Closed ghost closed 2 years ago
I suppose Botan is less optimized than libargon2. @droidmonkey Should we do some benchmarks?
From 2 to 9 seconds is extreme and interesting. I definitely notice a slower speed with botan, but not >4x slower.
https://github.com/microsoft/vcpkg/tree/master/ports%2Fbotan
https://github.com/msys2/MINGW-packages/tree/master/mingw-w64-libbotan
https://github.com/keepassxreboot/keepassxc/pull/6209#issuecomment-792051844
@randombit I am building Botan using vcpkg, might we be missing an optimization flag in there?
Are you sure you are not using their dbg
mode? That sets --debug-mode
to the library configure script, which disables optimizations completely.

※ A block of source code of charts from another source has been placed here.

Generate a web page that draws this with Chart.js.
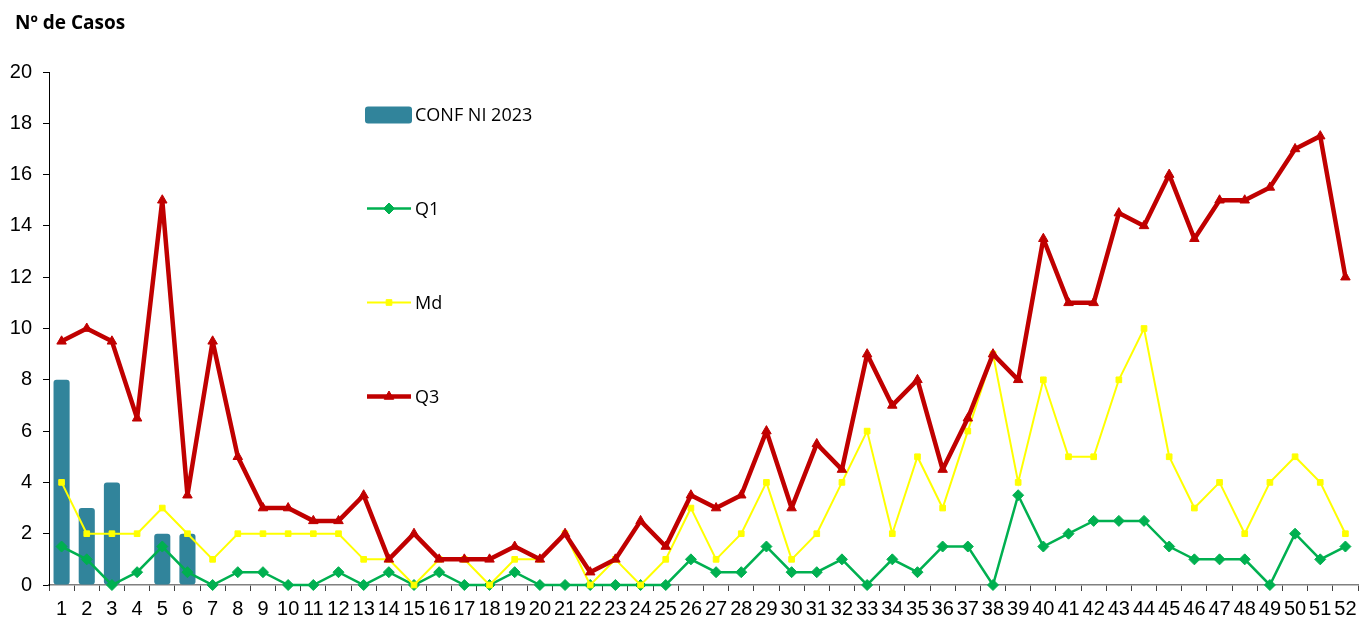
<!DOCTYPE html>
<html><head><meta charset="utf-8">
<script src="https://cdn.jsdelivr.net/npm/chart.js@4.4.1/dist/chart.umd.min.js"></script>
<style>html,body{margin:0;padding:0;background:#fff;overflow:hidden}
#wrap{position:relative;width:1359px;height:621px}</style>
</head><body>
<div id="wrap"><canvas id="c" width="1359" height="621"></canvas></div>
<script>
const weeks = ['1','2','3','4','5','6','7','8','9','10','11','12','13','14','15','16','17','18','19','20','21','22','23','24','25','26','27','28','29','30','31','32','33','34','35','36','37','38','39','40','41','42','43','44','45','46','47','48','49','50','51','52'];
const conf2023 = [8,3,4,null,2,2];
const q1 = [1.5,1,0,0.5,1.5,0.5,0,0.5,0.5,0,0,0.5,0,0.5,0,0.5,0,0,0.5,0,0,0,0,0,0,1,0.5,0.5,1.5,0.5,0.5,1,0,1,0.5,1.5,1.5,0,3.5,1.5,2,2.5,2.5,2.5,1.5,1,1,1,0,2,1,1.5];
const md = [4,2,2,2,3,2,1,2,2,2,2,2,1,1,0,1,1,0,1,1,2,0,1,0,1,3,1,2,4,1,2,4,6,2,5,3,6,9,4,8,5,5,8,10,5,3,4,2,4,5,4,2];
const q3 = [9.5,10,9.5,6.5,15,3.5,9.5,5,3,3,2.5,2.5,3.5,1,2,1,1,1,1.5,1,2,0.5,1,2.5,1.5,3.5,3,3.5,6,3,5.5,4.5,9,7,8,4.5,6.5,9,8,13.5,11,11,14.5,14,16,13.5,15,15,15.5,17,17.5,12];
const yTicks = [0,2,4,6,8,10,12,14,16,18,20];
const titleText = 'Nº de Casos';
const seriesNames = ['CONF NI 2023','Q1','Md','Q3'];

const COL_BAR = '#31849B', COL_Q1 = '#00B050', COL_MD = '#FFFF00', COL_Q3 = '#C00000';
const LEG_FONT = '18px "Open Sans"';
const TICK_FONT = {family: '"Liberation Sans", Arial, sans-serif', size: 20};

const extras = {
  id: 'extras',
  afterDraw(chart) {
    const ctx = chart.ctx;
    ctx.save();
    ctx.fillStyle = '#000';
    ctx.font = 'bold 19px "Open Sans"';
    ctx.textBaseline = 'alphabetic';
    ctx.textAlign = 'left';
    ctx.fillText(titleText, 15, 29);
    const lx = 365, tx = 415;
    const rows = [115, 208.5, 302.5, 396.5];
    ctx.font = LEG_FONT;
    ctx.textBaseline = 'middle';
    ctx.fillStyle = COL_BAR;
    ctx.beginPath();
    ctx.roundRect(lx, rows[0] - 8.5, 47, 17, 3);
    ctx.fill();
    const lineItems = [
      {y: rows[1], c: COL_Q1, w: 2.5, s: 'rectRot', r: 5.5},
      {y: rows[2], c: COL_MD, w: 2, s: 'rect', r: 4},
      {y: rows[3], c: COL_Q3, w: 4.5, s: 'triangle', r: 5.5}
    ];
    lineItems.forEach(it => {
      ctx.strokeStyle = it.c; ctx.lineWidth = it.w;
      ctx.beginPath(); ctx.moveTo(lx + 2, it.y); ctx.lineTo(lx + 46, it.y); ctx.stroke();
      ctx.fillStyle = it.c; ctx.lineWidth = 1;
      Chart.helpers.drawPoint(ctx, {pointStyle: it.s, radius: it.r, borderWidth: 1, rotation: 0}, lx + 24, it.y);
    });
    ctx.fillStyle = '#000';
    seriesNames.forEach((n, i) => ctx.fillText(n, tx, rows[i] + 1));
    ctx.restore();
  }
};

new Chart(document.getElementById('c'), {
  type: 'bar',
  data: {
    labels: weeks,
    datasets: [
      {type: 'line', label: seriesNames[3], data: q3, order: 1, borderColor: COL_Q3, backgroundColor: COL_Q3,
       borderWidth: 4.5, borderJoinStyle: 'bevel', pointStyle: 'triangle', pointRadius: 5.5, pointBorderWidth: 1, tension: 0, clip: false},
      {type: 'line', label: seriesNames[2], data: md, order: 2, borderColor: COL_MD, backgroundColor: COL_MD,
       borderWidth: 2, pointStyle: 'rect', pointRadius: 4, pointBorderWidth: 1, tension: 0, clip: false},
      {type: 'line', label: seriesNames[1], data: q1, order: 3, borderColor: COL_Q1, backgroundColor: COL_Q1,
       borderWidth: 2.5, pointStyle: 'rectRot', pointRadius: 5.5, pointBorderWidth: 1, tension: 0, clip: false},
      {type: 'bar', label: seriesNames[0], data: conf2023, order: 4, backgroundColor: COL_BAR,
       borderRadius: 3, borderSkipped: false, categoryPercentage: 1, barPercentage: 0.64}
    ]
  },
  options: {
    responsive: false,
    animation: false,
    devicePixelRatio: 1,
    layout: {autoPadding: false, padding: {top: 72, right: 1, left: 0, bottom: 0}},
    plugins: {legend: {display: false}, tooltip: {enabled: false}, title: {display: false}},
    scales: {
      x: {
        offset: true,
        grid: {drawOnChartArea: false, drawTicks: true, tickLength: 6, color: '#404040', offset: true},
        border: {color: '#808080', width: 1.5},
        ticks: {color: '#000', font: TICK_FONT, padding: 6, maxRotation: 0, autoSkip: false},
        afterFit: s => { s.height = 36; s.paddingLeft = 0; s.paddingRight = 0; }
      },
      y: {
        min: 0, max: 20,
        afterBuildTicks: s => { s.ticks = yTicks.map(v => ({value: v})); },
        grid: {drawOnChartArea: false, drawTicks: true, tickLength: 6, color: '#000'},
        border: {color: '#000', width: 1},
        ticks: {color: '#000', font: TICK_FONT, padding: 11},
        afterFit: s => { s.width = 49; s.paddingTop = 0; s.paddingBottom = 0; }
      }
    }
  },
  plugins: [extras]
});
</script>
</body></html>
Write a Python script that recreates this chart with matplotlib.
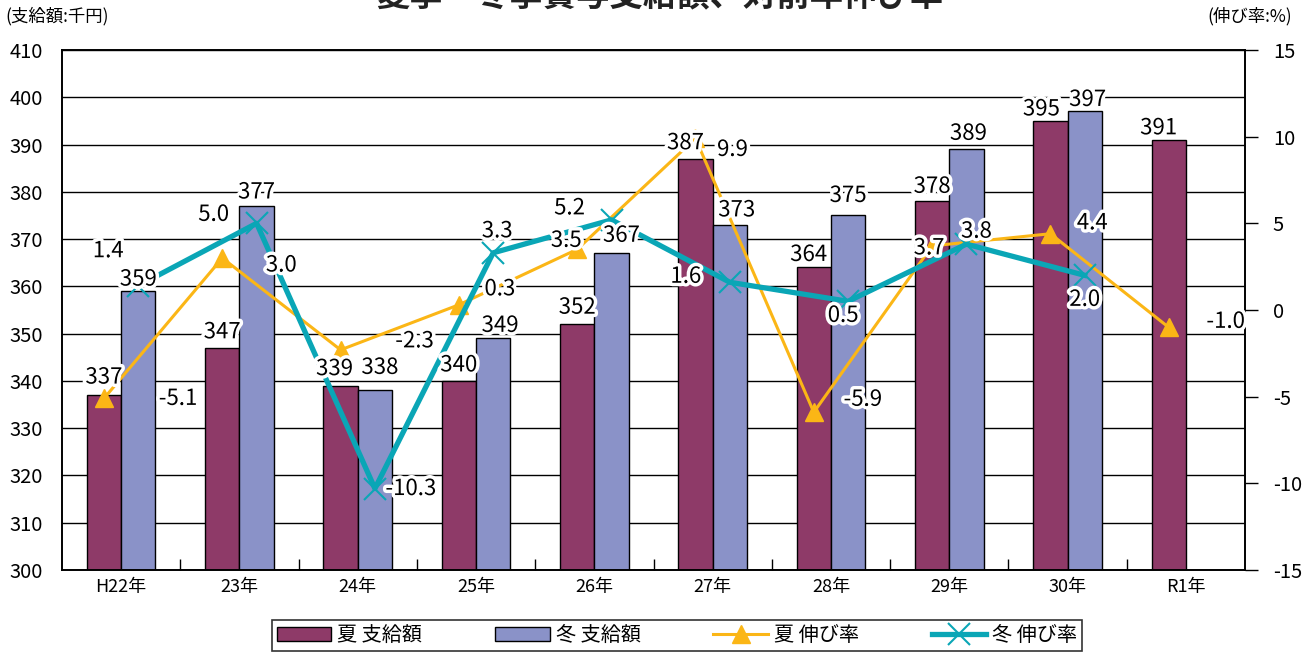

Also I have no idea of the performance of Argon2 on VC. In general I use GCC/Clang on Linux, and IME the VC optimizer is significantly less good.
The iteration count for Argon2 seems really high given that RFC 9106 recommends no more than t=3
. I doubt I ever checked performance with much higher iterations. I'll look into this. I remember a long time ago checking the libargon2
library vs Botan and they were about the same but I'm sure that was with a small t
.
When I tried it with Iterations 3 Memory 2047MB Parallelism 8, it took about 1-2 seconds with KeePassXC 2.6.6, 1.3 seconds with KeePass 2.50, and about 6-7 seconds with KeePassXC 2.7.0-beta1. When I tried it again with Iterations 128 Memory 64MB Parallelism 8, it took about 8 seconds, so I don't think the impact of Iterations is significant.
(Is it better to reduce the number of iterations? The default setting of the KeePass 2.50 is Memory 64MB, so I used it.)
It should definitely not be slower than KeePass2. In fact, it should be much faster than that.
You reduced iterations and significantly increased memory. Do one or the other. I certainly don't see the level of degradation that you do under a 1 second benchmark. My database decrypts in roughly the same time between my mobile (KeePassDX) and laptop (KPXC 2.7.0). My laptop should be much faster than mobile, but it's not.
I'll have to check on the dbg mode.
Comparing libargon2
(https://github.com/P-H-C/phc-winner-argon2 as packaged on Arch Linux) with Botan. This is a i7-6700K at 4.2 GHz. Both using Argon2id, 64 Mb, t=128, p=8
Botan: 4.8 s (via botan speed argon2
)
libargon2: 10.4 s (using time reported by argon2
cli util)
[Why this discrepancy is so large in favor of Botan I have no idea]
... oh now I see why ...
libargon2
does use threads for p
> 1 (Botan does not) but the time it reports is - I guess - the sum total across all of the threads, rather than the wall clock time which is what anyone normal cares about. So for above example the cli util reports 10.4 s but actually only takes 2.7 seconds wall time.
OK so for p
> 1 you are going to see a fairly large perf hit. I can look into using threads (there is even a todo in the source about this) but that won't help when building against existing releases of the library.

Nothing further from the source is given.